Ritzy and Rhydian were joined by drummer Matt Thomas, ever-present since 2009 and a driving force in the trio, particularly in their intense live performances. Those performances and their 2011 debut album, 'The Big Roar', led to praise from Dave Grohl, while Muse invited the the band to support them on their recent European arena tour. A band certainly on the rise.
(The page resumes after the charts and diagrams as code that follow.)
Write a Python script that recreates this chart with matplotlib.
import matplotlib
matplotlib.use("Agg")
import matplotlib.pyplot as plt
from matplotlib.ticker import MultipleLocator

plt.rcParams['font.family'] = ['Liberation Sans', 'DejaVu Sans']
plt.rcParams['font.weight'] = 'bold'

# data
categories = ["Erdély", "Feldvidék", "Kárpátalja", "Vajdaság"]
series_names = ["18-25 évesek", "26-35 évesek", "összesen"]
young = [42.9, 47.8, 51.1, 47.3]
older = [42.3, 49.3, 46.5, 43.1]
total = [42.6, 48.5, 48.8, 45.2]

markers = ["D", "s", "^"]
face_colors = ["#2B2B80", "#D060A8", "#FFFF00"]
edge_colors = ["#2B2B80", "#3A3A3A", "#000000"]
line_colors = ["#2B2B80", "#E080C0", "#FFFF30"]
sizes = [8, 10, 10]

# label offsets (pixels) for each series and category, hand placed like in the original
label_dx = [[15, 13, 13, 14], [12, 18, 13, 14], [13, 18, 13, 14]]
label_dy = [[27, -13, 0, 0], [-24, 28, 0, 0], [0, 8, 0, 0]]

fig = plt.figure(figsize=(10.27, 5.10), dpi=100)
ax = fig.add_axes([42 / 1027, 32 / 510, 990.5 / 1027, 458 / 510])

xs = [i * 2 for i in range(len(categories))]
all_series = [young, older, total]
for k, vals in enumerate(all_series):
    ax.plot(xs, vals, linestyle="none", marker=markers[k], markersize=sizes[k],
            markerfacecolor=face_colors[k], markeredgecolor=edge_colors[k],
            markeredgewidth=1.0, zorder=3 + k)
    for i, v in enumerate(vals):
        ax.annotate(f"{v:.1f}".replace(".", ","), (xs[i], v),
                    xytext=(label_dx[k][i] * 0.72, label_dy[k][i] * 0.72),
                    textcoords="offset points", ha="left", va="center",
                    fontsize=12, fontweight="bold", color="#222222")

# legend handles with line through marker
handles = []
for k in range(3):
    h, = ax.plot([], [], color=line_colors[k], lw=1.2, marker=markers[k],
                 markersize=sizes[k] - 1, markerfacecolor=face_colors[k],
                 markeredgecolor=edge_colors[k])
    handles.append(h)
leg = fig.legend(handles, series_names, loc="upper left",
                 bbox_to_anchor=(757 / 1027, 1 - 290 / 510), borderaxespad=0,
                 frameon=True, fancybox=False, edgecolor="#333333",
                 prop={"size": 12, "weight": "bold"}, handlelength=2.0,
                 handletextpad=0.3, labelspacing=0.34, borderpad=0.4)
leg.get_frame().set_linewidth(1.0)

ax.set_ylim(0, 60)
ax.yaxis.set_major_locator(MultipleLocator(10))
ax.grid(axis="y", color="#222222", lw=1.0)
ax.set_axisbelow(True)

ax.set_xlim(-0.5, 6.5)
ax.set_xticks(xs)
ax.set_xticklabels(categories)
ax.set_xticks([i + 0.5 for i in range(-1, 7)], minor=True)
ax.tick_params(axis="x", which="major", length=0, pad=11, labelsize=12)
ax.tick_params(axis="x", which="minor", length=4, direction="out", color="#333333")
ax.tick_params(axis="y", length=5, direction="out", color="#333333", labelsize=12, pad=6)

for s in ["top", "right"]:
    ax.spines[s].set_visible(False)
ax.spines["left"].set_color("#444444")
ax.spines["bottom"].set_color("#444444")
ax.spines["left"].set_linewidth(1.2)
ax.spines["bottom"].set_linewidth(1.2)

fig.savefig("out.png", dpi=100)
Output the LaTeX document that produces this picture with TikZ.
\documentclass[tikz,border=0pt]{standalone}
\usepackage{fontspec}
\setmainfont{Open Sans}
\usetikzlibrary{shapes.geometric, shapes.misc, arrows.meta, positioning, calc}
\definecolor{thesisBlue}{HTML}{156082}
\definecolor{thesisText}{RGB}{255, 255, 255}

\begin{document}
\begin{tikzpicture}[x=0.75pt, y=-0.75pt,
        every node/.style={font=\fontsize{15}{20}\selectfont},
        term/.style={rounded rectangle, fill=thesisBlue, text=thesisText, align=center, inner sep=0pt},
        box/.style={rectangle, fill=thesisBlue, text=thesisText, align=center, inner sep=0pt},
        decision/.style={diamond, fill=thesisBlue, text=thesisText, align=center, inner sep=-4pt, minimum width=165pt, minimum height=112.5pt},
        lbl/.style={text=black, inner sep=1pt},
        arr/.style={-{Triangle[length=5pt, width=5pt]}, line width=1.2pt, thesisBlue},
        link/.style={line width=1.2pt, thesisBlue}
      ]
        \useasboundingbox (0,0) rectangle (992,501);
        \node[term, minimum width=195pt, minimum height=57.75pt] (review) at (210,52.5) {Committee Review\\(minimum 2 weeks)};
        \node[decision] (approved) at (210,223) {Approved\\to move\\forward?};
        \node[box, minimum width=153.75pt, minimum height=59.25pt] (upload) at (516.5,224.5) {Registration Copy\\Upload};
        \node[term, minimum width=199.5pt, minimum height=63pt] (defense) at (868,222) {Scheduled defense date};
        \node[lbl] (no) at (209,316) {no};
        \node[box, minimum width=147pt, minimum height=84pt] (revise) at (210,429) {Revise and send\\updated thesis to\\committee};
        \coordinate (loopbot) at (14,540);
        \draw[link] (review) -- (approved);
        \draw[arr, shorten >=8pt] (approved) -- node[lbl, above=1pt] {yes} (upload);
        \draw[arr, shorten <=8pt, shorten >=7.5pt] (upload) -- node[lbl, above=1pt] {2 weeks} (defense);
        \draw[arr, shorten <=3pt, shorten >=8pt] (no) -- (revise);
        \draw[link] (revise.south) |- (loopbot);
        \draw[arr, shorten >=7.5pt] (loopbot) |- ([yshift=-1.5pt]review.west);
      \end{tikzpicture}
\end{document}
Our first taste of the follow-up to 'The Big Roar' was, in fact, 'Wolf's Law'. A firm indication of the band's stadium rock aspirations, the melodrama of the title track exploded in a blaze of glory, while suggesting that perhaps the band's more shoegaze-orientated sound of old had been abandoned for a more tempered approach. As 'Wolf's Law' thankfully shows, this isn't quite the case.
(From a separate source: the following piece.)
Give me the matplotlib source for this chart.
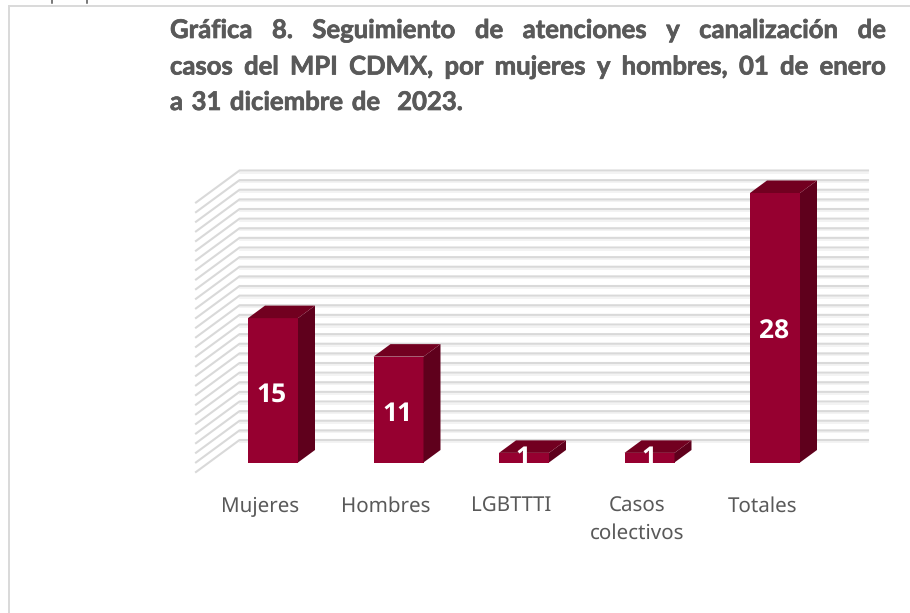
import matplotlib
matplotlib.use("Agg")
import matplotlib.pyplot as plt
import matplotlib.patheffects as pe

plt.rcParams["text.hinting"] = "no_hinting"

categories = ["Mujeres", "Hombres", "LGBTTTI", "Casos\ncolectivos", "Totales"]
values = [15, 11, 1, 1, 28]
grid_levels = list(range(0, 29))
title_lines = [
    "Gráfica 8. Seguimiento de atenciones y canalización de",
    "casos del MPI CDMX, por mujeres y hombres,  01 de enero",
    "a 31 diciembre de  2023.",
]

W, H = 910, 613
FRONT, SIDE, TOP = "#960030", "#5f001c", "#720020"
GRID, TEXT = "#d9d9d9", "#595959"
FONT = "Noto Sans"
BOLD = "Open Sans"
TITLE = "Lato"

fig = plt.figure(figsize=(W / 100, H / 100), dpi=100, facecolor="white")
ax = fig.add_axes([0, 0, 1, 1])
ax.set_xlim((0 - 273) / 125.5, (W - 273) / 125.5)
ax.set_ylim((462.5 - H) / 9.625, 462.5 / 9.625)
ax.axis("off")
xu, yu = 125.5, 9.625

# chart border
fig.add_artist(plt.Line2D([8.5 / W, 8.5 / W], [0, 1 - 6 / H], color=GRID, lw=1.4))
fig.add_artist(plt.Line2D([8.5 / W, 1], [1 - 6 / H, 1 - 6 / H], color=GRID, lw=1.4))

# two small dark marks at the top edge, remains of a line of text above the chart
for px in (52, 87):
    fig.add_artist(plt.Line2D([px / W, px / W], [1 - 2.5 / H, 1], color="#555555", lw=1.1))

# back wall gridlines with oblique side segment
x_front = (196 - 273) / xu
x_back = (239.5 - 273) / xu
x_right = (868 - 273) / xu
for v in grid_levels:
    y_front = v - 9.5 / yu
    y_back = v + 22.5 / yu
    ax.plot([x_front, x_back, x_right], [y_front, y_back, y_back],
            color=GRID, lw=1.5, solid_joinstyle="miter", zorder=1)
    ax.plot([x_back, x_right], [y_back - 2 / yu, y_back - 2 / yu],
            color="#f1f1f1", lw=1.2, zorder=0.9)

# 3D bars
bw = 50 / xu
dx, dy = 17 / xu, 12.5 / yu
xs = list(range(len(values)))
ax.bar(xs, values, width=bw, color=FRONT, zorder=3)
for x, v in zip(xs, values):
    l, r = x - bw / 2, x + bw / 2
    ax.fill([r, r + dx, r + dx, r], [0, dy, v + dy, v], color=SIDE, lw=0, zorder=3)
    ax.fill([l, l + dx, r + dx, r], [v, v + dy, v + dy, v], color=TOP, lw=0, zorder=3)
    ypos = v / 2 - 0.45 if v > 1 else 0.45
    ax.text(x - 1 / xu, ypos, str(v), color="white", fontsize=19, fontweight="bold",
            family=BOLD, ha="center", va="center", zorder=4)

# category labels
for x, c in zip(xs, categories):
    ax.text(x - 0.1, (462.5 - 496) / yu, c, color=TEXT, fontsize=14.8,
            family=FONT, ha="center", va="top", linespacing=1.45, zorder=4)

# justified title
fig.canvas.draw()
rend = fig.canvas.get_renderer()
LEFT, RIGHT = 170, 886
baselines = [38, 74.5, 110]
for i, (line, by) in enumerate(zip(title_lines, baselines)):
    words = line.split()
    arts = [fig.text(0, 1 - by / H, w, fontsize=18.5, fontweight="bold", family=TITLE,
                     color=TEXT, va="baseline", ha="left",
                     path_effects=[pe.withStroke(linewidth=0.5, foreground=TEXT)])
            for w in words]
    widths = [a.get_window_extent(rend).width for a in arts]
    if i < 2:
        gap = (RIGHT - LEFT - sum(widths)) / (len(words) - 1)
    else:
        gap = (463 - LEFT - sum(widths)) / len(words)
    x = LEFT
    for j, (a, w_) in enumerate(zip(arts, widths)):
        a.set_x(x / W)
        x += w_ + gap
        if i == 2 and j == len(words) - 2:
            x += gap

fig.savefig("out.png", dpi=100, facecolor="white")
The Joy Formidable's characteristic meaty riffs dominate on opening track 'This Ladder Is Ours' - following a similarly misleading (yet pleasing) orchestral opening. Yet arguably, it is the album's quieter moments that truly transfix. The acoustic 'Silent Treatment' is a beautiful reminder of the underlying songwriting talent on offer. All the more so amid the crashing drums and piercing guitars.

Indeed, many of the heavier and louder songs on 'Wolf's Law' stretch a little too far - the band's ambition proving to be their downfall. The quite baffling 'Maw Maw Song', seemingly inspired by 80s hair metal and the 'Nyan Cat' song, a prime example. The track comes slap bang in the middle of 'Wolf's Law', and its near seven minute length derails the album significantly.

However, the album then ups its quality, balancing its quiet and loud elements with aplomb - an anthemic stadium rock sound absolutely nailed. 'Forest Serenade' and 'The Leopard And The Lung' stand out, in particular. 'The Turnaround' is perhaps the exception to the rule, its string-laden melodrama and generic lovelorn lyrics making it difficult to love. Like 'Maw Maw Song', 'The Turnaround' feels somewhat out of place on 'Wolf's Law'.

If The Joy Formidable had shown slightly more restraint on 'Wolf's Law', it could have been considered a tour de force. As it stands, 'Wolf's Law' is a solid return (with some spectacular highlights) but one that could well see the band cement a deserved place in arenas across the world.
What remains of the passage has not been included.